As part of a $3,000,000 CanCode grant awarded to TakingITGlobal, Dr. Ruth Beatty (Associate Professor, Orillia campus) and her Indigenous Knowledges and Mathematics research colleagues will receive $75,000 over the next 2.5 years to continue to explore connections among Indigenous cultural practices, mathematics, and Lynx coding.

Lynx is a text-based coding program available in many languages including Anishinaabe, Mi’kmaw, Kanien’kéha, and Oji-Cree. For this project, the research team will collaborate with community partners to continue to explore how incorporating coding can help us to further understand Anishinaabe and Métis ways of knowing mathematics that both align with, and are different from, a Western European conception of mathematics.

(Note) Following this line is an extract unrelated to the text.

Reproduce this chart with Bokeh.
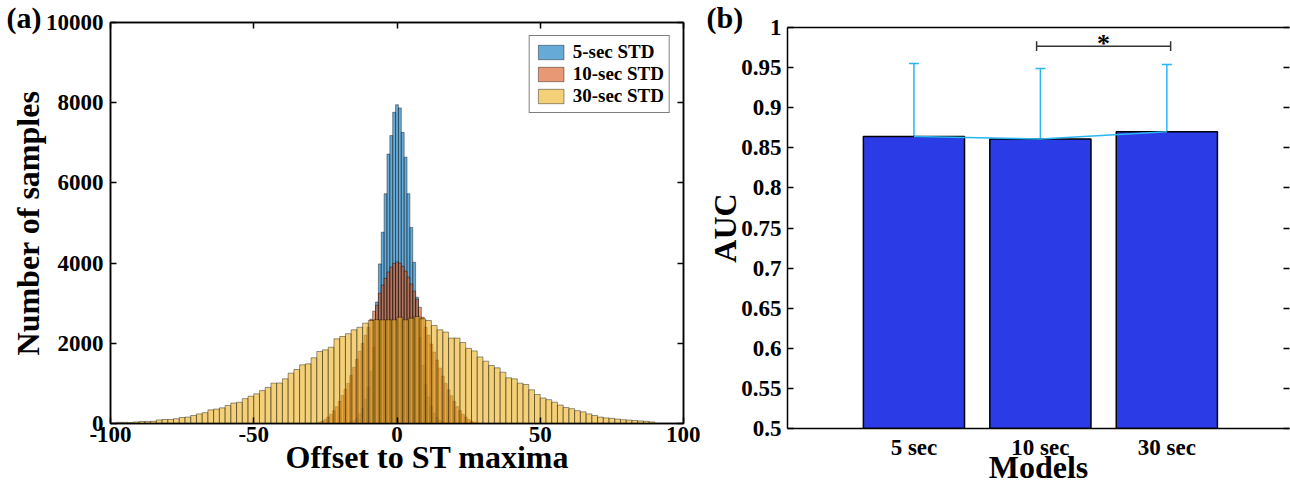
import numpy as np
from bokeh.plotting import figure
from bokeh.layouts import row, column
from bokeh.models import (Range1d, LinearAxis, FixedTicker, Label, Legend, LegendItem, Title,
                          Whisker, TeeHead, ColumnDataSource, CustomJSTickFormatter)
from bokeh.embed import file_html
from bokeh.resources import INLINE

FONT = "Liberation Serif"

# ---------------- panel (a): histograms of offsets ----------------
std5_width = 1
std5_centers = list(range(-16, 17))
std5_counts = [40, 70, 130, 230, 380, 600, 900, 1300, 1900, 3030, 3980, 4770, 5730, 6720,
               7180, 7760, 7950, 7870, 7260, 6640, 5730, 4890, 4020, 3150, 2150, 1450, 980,
               660, 420, 260, 150, 80, 40]

std10_width = 1
std10_centers = list(range(-27, 28))
std10_counts = [30, 60, 100, 160, 230, 320, 420, 550, 700, 850,
                1000, 1200, 1400, 1600, 1800, 2000, 2200, 2400, 2600, 2800,
                2950, 3250, 3450, 3620, 3780, 3900, 3990,
                4030,
                4000, 3920, 3800, 3650, 3480, 3300, 3100, 2900, 2650, 2400,
                2200, 1980, 1780, 1580, 1380, 1180, 1000, 840, 690, 550,
                420, 320, 230, 160, 100, 60, 30]

std30_width = 2
std30_left_edges = list(range(-98, 90, 2))
std30_counts = [30, 30, 20, 40, 50, 50, 55, 90, 100, 100,
                120, 150, 160, 200, 240, 270, 340, 360, 390, 450,
                510, 530, 620, 680, 740, 820, 900, 1006, 1010, 1114,
                1255, 1347, 1463, 1488, 1638, 1796, 1837, 1903, 2112, 2170,
                2240, 2336, 2400, 2502, 2569, 2590, 2585, 2585, 2585, 2652,
                2585, 2627, 2669, 2611, 2569, 2444, 2336, 2280, 2130, 2130,
                2020, 1875, 1810, 1660, 1554, 1447, 1388, 1280, 1139, 1114,
                1006, 973, 840, 723, 636, 595, 532, 460, 400, 370,
                320, 290, 240, 200, 160, 140, 130, 110, 95, 85,
                75, 65, 55, 40]

hist_labels = ["5-sec STD", "10-sec STD", "30-sec STD"]
hist_colors = ["#0072BD", "#D95319", "#EDB120"]
x_ticks_a = [-100, -50, 0, 50, 100]
x_tick_labels_a = ["-100", "-50", "0", "50", "100"]
y_ticks_a = [0, 2000, 4000, 6000, 8000, 10000]

# ---------------- panel (b): AUC per model ----------------
models = ["5 sec", "10 sec", "30 sec"]
model_pos = [1, 2, 3]
auc_mean = [0.864, 0.861, 0.870]
auc_upper = [0.955, 0.949, 0.954]
auc_lower = [0.773, 0.772, 0.788]
y_ticks_b = [0.5, 0.55, 0.6, 0.65, 0.7, 0.75, 0.8, 0.85, 0.9, 0.95, 1.0]
y_tick_labels_b = ["0.5", "0.55", "0.6", "0.65", "0.7", "0.75", "0.8", "0.85", "0.9", "0.95", "1"]
sig_ends = [1.97, 3.03]
sig_level = 0.9767
sig_text = "*"

BAR_COLOR = "#2B3BE6"
ERR_COLOR = "#2BB5F2"
TICK_SIZE = "23px"
AX_LABEL_SIZE = "32px"


def style_axis(ax, size=TICK_SIZE):
    ax.axis_line_color = "black"
    ax.axis_line_width = 1.5
    ax.major_tick_line_color = "black"
    ax.major_tick_line_width = 1.5
    ax.major_tick_in = 6
    ax.major_tick_out = 0
    ax.minor_tick_line_color = None
    ax.major_label_text_font = FONT
    ax.major_label_text_font_style = "bold"
    ax.major_label_text_font_size = size
    ax.major_label_text_color = "black"
    ax.axis_label_text_font = FONT
    ax.axis_label_text_font_style = "bold"
    ax.axis_label_text_font_size = AX_LABEL_SIZE
    ax.axis_label_text_color = "black"


def blank_axis(ticks, show_line=True, tick_len=6):
    ax = LinearAxis(ticker=FixedTicker(ticks=ticks),
                    formatter=CustomJSTickFormatter(code="return ''"))
    style_axis(ax, size="1px")
    ax.major_label_standoff = 0
    ax.axis_label_standoff = 0
    ax.major_tick_in = tick_len
    if tick_len == 0:
        ax.major_tick_line_color = None
    if not show_line:
        ax.axis_line_color = None
    return ax


def side_text(text, offset, standoff, size="32px"):
    return Title(text=text, align="left", offset=offset, standoff=standoff,
                 text_font=FONT, text_font_style="bold", text_font_size=size,
                 text_color="black")


# ================= figure (a) =================
p1 = figure(width=700, height=488, x_range=Range1d(-100, 100), y_range=Range1d(0, 10000),
            min_border_left=110, min_border_right=17, min_border_top=22, min_border_bottom=65,
            output_backend="svg", toolbar_location=None)
p1.xgrid.visible = False
p1.ygrid.visible = False
p1.outline_line_color = "black"
p1.outline_line_width = 1.5
p1.background_fill_color = "white"
p1.border_fill_color = "white"

p1.xaxis.ticker = FixedTicker(ticks=x_ticks_a)
p1.xaxis.major_label_overrides = {t: s for t, s in zip(x_ticks_a, x_tick_labels_a)}
p1.yaxis.ticker = FixedTicker(ticks=y_ticks_a)
style_axis(p1.xaxis[0])
style_axis(p1.yaxis[0])
p1.xaxis.major_label_standoff = 3
p1.yaxis.major_label_standoff = 7
p1.yaxis.axis_label = "Number of samples"
p1.yaxis.axis_label_standoff = -3
p1.add_layout(blank_axis(x_ticks_a), "above")
p1.add_layout(blank_axis(y_ticks_a), "right")

edge_kw = dict(line_color="black", line_alpha=0.5, line_width=0.8, fill_alpha=0.6)
r5 = p1.quad(left=[c - std5_width / 2 for c in std5_centers],
             right=[c + std5_width / 2 for c in std5_centers],
             top=std5_counts, bottom=0, fill_color=hist_colors[0], **edge_kw)
r10 = p1.quad(left=[c - std10_width / 2 for c in std10_centers],
              right=[c + std10_width / 2 for c in std10_centers],
              top=std10_counts, bottom=0, fill_color=hist_colors[1], **edge_kw)
r30 = p1.quad(left=std30_left_edges,
              right=[e + std30_width for e in std30_left_edges],
              top=std30_counts, bottom=0, fill_color=hist_colors[2], **edge_kw)

legend = Legend(items=[LegendItem(label=hist_labels[0], renderers=[r5]),
                       LegendItem(label=hist_labels[1], renderers=[r10]),
                       LegendItem(label=hist_labels[2], renderers=[r30])],
                location="top_right", margin=13, padding=5, spacing=0,
                glyph_width=32, glyph_height=18, label_height=18, label_standoff=6,
                label_text_font=FONT, label_text_font_style="bold",
                label_text_font_size="19px", label_text_color="black",
                border_line_color="black", border_line_width=1.5,
                background_fill_color="white", background_fill_alpha=1.0)
p1.add_layout(legend)

p1.add_layout(side_text("(a)", offset=-104, standoff=-23, size="30px"), "above")
p1.add_layout(side_text("Offset to ST maxima", offset=175, standoff=-16), "below")

# ================= figure (b) =================
p2 = figure(width=590, height=488, x_range=Range1d(0, 3.97), y_range=Range1d(0.5, 1.0),
            min_border_left=87, min_border_right=1, min_border_top=27, min_border_bottom=60,
            output_backend="svg", toolbar_location=None)
p2.xgrid.visible = False
p2.ygrid.visible = False
p2.outline_line_color = None
p2.background_fill_color = "white"
p2.border_fill_color = "white"

p2.xaxis.ticker = FixedTicker(ticks=model_pos)
p2.xaxis.major_label_overrides = {p: m for p, m in zip(model_pos, models)}
p2.yaxis.ticker = FixedTicker(ticks=y_ticks_b)
p2.yaxis.major_label_overrides = {t: s for t, s in zip(y_ticks_b, y_tick_labels_b)}
style_axis(p2.xaxis[0])
style_axis(p2.yaxis[0])
p2.xaxis.major_tick_in = 0
p2.xaxis.major_tick_line_color = None
p2.xaxis.major_label_standoff = 6
p2.yaxis.major_label_standoff = 6
p2.xaxis.axis_label = "Models"
p2.xaxis.axis_label_standoff = -14
p2.yaxis.axis_label = "AUC"
p2.yaxis.axis_label_standoff = -5
p2.add_layout(blank_axis([], tick_len=0), "above")
p2.add_layout(blank_axis(y_ticks_b, show_line=False), "right")

p2.vbar(x=model_pos, top=auc_mean, bottom=0.5, width=0.8, fill_color=BAR_COLOR,
        line_color="black", line_width=1.5)
p2.line(model_pos, auc_mean, line_color=ERR_COLOR, line_width=1.5)
err_src = ColumnDataSource(dict(x=model_pos, upper=auc_upper, lower=auc_lower))
p2.add_layout(Whisker(base="x", upper="upper", lower="lower", source=err_src,
                      line_color=ERR_COLOR, line_width=1.5,
                      upper_head=TeeHead(size=10, line_color=ERR_COLOR, line_width=1.5),
                      lower_head=TeeHead(size=10, line_color=ERR_COLOR, line_width=1.5)))

p2.segment(x0=[sig_ends[0], sig_ends[0], sig_ends[1]],
           y0=[sig_level, sig_level - 0.006, sig_level - 0.006],
           x1=[sig_ends[1], sig_ends[0], sig_ends[1]],
           y1=[sig_level, sig_level + 0.006, sig_level + 0.006],
           line_color="#333333", line_width=1.5)
p2.add_layout(Label(x=(sig_ends[0] + sig_ends[1]) / 2, y=sig_level, y_offset=3, text=sig_text,
                    text_align="center", text_baseline="middle", text_font=FONT,
                    text_font_style="bold", text_font_size="26px", text_color="black"))

p2.add_layout(side_text("(b)", offset=-81, standoff=-13, size="30px"), "above")

layout = row(p1, column(p2))
open("out.html", "w").write(file_html(layout, INLINE))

To date, they have used Lynx as a way to investigate the structure of loom beading, circular medallions, and Métis finger weaving. The dynamic nature of the software affords students an opportunity to explore different mathematical concepts inherent in beadwork or weaving such as computational thinking, patterning and algebraic reasoning, proportional reasoning, and geometric transformations. The current project will extend these previous explorations, and also include other technologies such as birchbark basket making.